Но Илька опять открыл глаза и удивленно спросил:

- Почему же мы не едем?

Молодой врач (у него текли по лицу слезы отчаяния, боли и гнева) с трудом выдавил из себя:

- Но куда, Илька?

И опять удивился малыш непонятливости взрослых и сказал:

- Ну да ведь туда... где кипарис.

Медики переглянулись. Самый старый и главный из них - профессор, срочно вызванный из столицы, откуда он час с лишним летел самолетом, странно оглядел остальных.

- Машину! - коротко приказал он.

Солнце уже взошло - чисто умытое ливнем и очень веселое в насыщенном грозовым озоном воздухе. Машина остановилась там, где было нужно. Илька с трудом приподнялся на носилках, выглянул в окно и торжествующе-звонко, хотя и слабо еще, крикнул:

- Я же говорил!

Люди стояли ошеломленные. Они почти все были местные и не могли ошибиться. Однако и поверить тому, что увидели, они тоже не могли.

Не было больше уродливого мертвого бревна, оторванного от земли и повисшего над нею в цепких объятиях хищного дерева. Стоял изумрудный вечнозеленый кипарис, и о чем-то радостном шелестела живая пышная крона... И робко, стыдливо прильнув к его могучему стволу, тянулся вверх беспомощный тоненький стебель вьющейся, трогательной в своей хрупкой красоте глицинии...

Еще не настал полдень, когда все уже было по прежнему.

Вновь прибывшие отдыхающие фотографировались на фоне причудливой мрачной группы, изваянной беспощадным реалистом Природой: высохший обрубок дерева обыкновенное бревно, бывшее когда-то красавцем кипарисом, намертво стиснутое в змеиных объятиях хищной глицинии.

Но это уже не имело значения.

Илька был здоров, ничего не помнил, и все остальные, нынешним утром потрясенные чудом Воскрешения, тоже обо всем забыли.

Под вечер художник-ретушер республиканской газеты Георгий Квеселава зашел в библиотеку дома отдыха, чтобы выполнить перед отъездом обещание, данное ее хозяйке, милой девушке, чем-то напоминающей "Юкку алойнолистную пестролистную" - строгую отличницу в юбке-шотландке. Библиотекарша вела специальный журнал, в котором, подчиняясь ее вежливо-неумолимым просьбам, отдыхающие из числа так называемых творческих людей оставляли на память какую-нибудь запись.

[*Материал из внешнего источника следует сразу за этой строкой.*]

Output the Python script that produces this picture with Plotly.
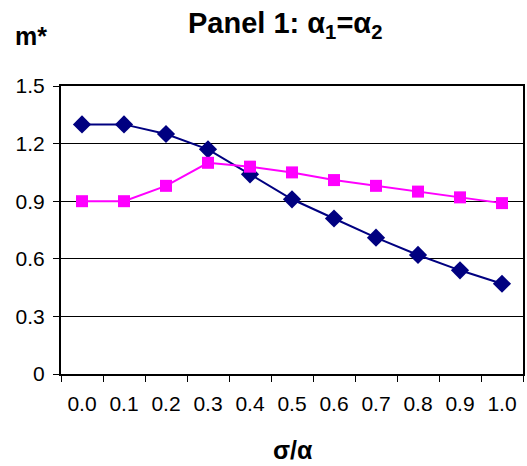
import plotly.graph_objects as go

categories = ["0.0", "0.1", "0.2", "0.3", "0.4", "0.5", "0.6", "0.7", "0.8", "0.9", "1.0"]
series_diamond = [1.30, 1.30, 1.25, 1.17, 1.04, 0.91, 0.81, 0.71, 0.62, 0.54, 0.47]
series_square = [0.90, 0.90, 0.98, 1.10, 1.08, 1.05, 1.01, 0.98, 0.95, 0.92, 0.89]
y_tickvals = [0, 0.3, 0.6, 0.9, 1.2, 1.5]
y_ticktext = ["0", "0.3", "0.6", "0.9", "1.2", "1.5"]

W, H = 527, 466
L, R, T, B = 61, 4, 86, 92
pw, ph = W - L - R, H - T - B

def px_x(x):
    return (x - L) / pw

def px_y(y):
    return 1 + (T - y) / ph

fig = go.Figure()
fig.add_trace(go.Scatter(
    x=categories, y=series_diamond, mode="lines+markers",
    line=dict(color="#000080", width=2),
    marker=dict(symbol="diamond", size=14, color="#000080"),
    showlegend=False,
))
fig.add_trace(go.Scatter(
    x=categories, y=series_square, mode="lines+markers",
    line=dict(color="#FF00FF", width=2),
    marker=dict(symbol="square", size=12, color="#FF00FF"),
    showlegend=False,
))

fig.update_layout(
    template="none",
    width=W, height=H,
    margin=dict(l=L, r=R, t=T, b=B, pad=0),
    paper_bgcolor="white", plot_bgcolor="white",
    font=dict(family="Arial, Liberation Sans, sans-serif", color="black", size=20),
    xaxis=dict(
        type="category", tickson="boundaries", ticks="outside", ticklen=6,
        tickcolor="black", tickwidth=1, showline=True, linecolor="black", linewidth=2,
        mirror=True, showgrid=False, tickfont=dict(size=21),
        ticklabelstandoff=10, automargin=False,
        range=[-0.5, len(categories) - 0.5],
    ),
    yaxis=dict(
        range=[0, 1.5], tickvals=y_tickvals, ticktext=y_ticktext,
        ticks="outside", ticklen=6, tickcolor="black", tickwidth=1,
        showline=True, linecolor="black", linewidth=2, mirror=True,
        showgrid=True, gridcolor="black", gridwidth=1,
        zeroline=False, tickfont=dict(size=21), automargin=False,
        ticklabelstandoff=4,
    ),
    annotations=[
        dict(text="<b>Panel 1: α<sub>1</sub>=α<sub>2</sub></b>", x=px_x(285), y=px_y(25),
             xref="paper", yref="paper", xanchor="center", yanchor="middle",
             showarrow=False, font=dict(size=29)),
        dict(text="<b>m*</b>", x=px_x(31), y=px_y(36),
             xref="paper", yref="paper", xanchor="center", yanchor="middle",
             showarrow=False, font=dict(size=25)),
        dict(text="<b>σ/α</b>", x=px_x(293), y=px_y(450),
             xref="paper", yref="paper", xanchor="center", yanchor="middle",
             showarrow=False, font=dict(size=25)),
    ],
)

fig.write_html(
    "out.html",
    config={"displayModeBar": False},
    post_script="document.body.style.margin='0';document.body.style.overflow='hidden';",
)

Он написал: "Шервуд Андерсон, один из выдающихся американских новеллистов XX века, сравнивал людские жизни с молодыми деревцами в лесу, которых душат вьющиеся растения - мысли и убеждения тех, кто давно умер... Красиво, конечно. Но люди есть люди! Да и по отношению к деревьям несправедливо природа не творит целенаправленного зла, вообще не ставит перед собой никаких целей, она просто продолжает самое себя... Спасибо и до свидания". Он зачеркнул последние два слова и вместо них вписал: "...всем - большого добра!"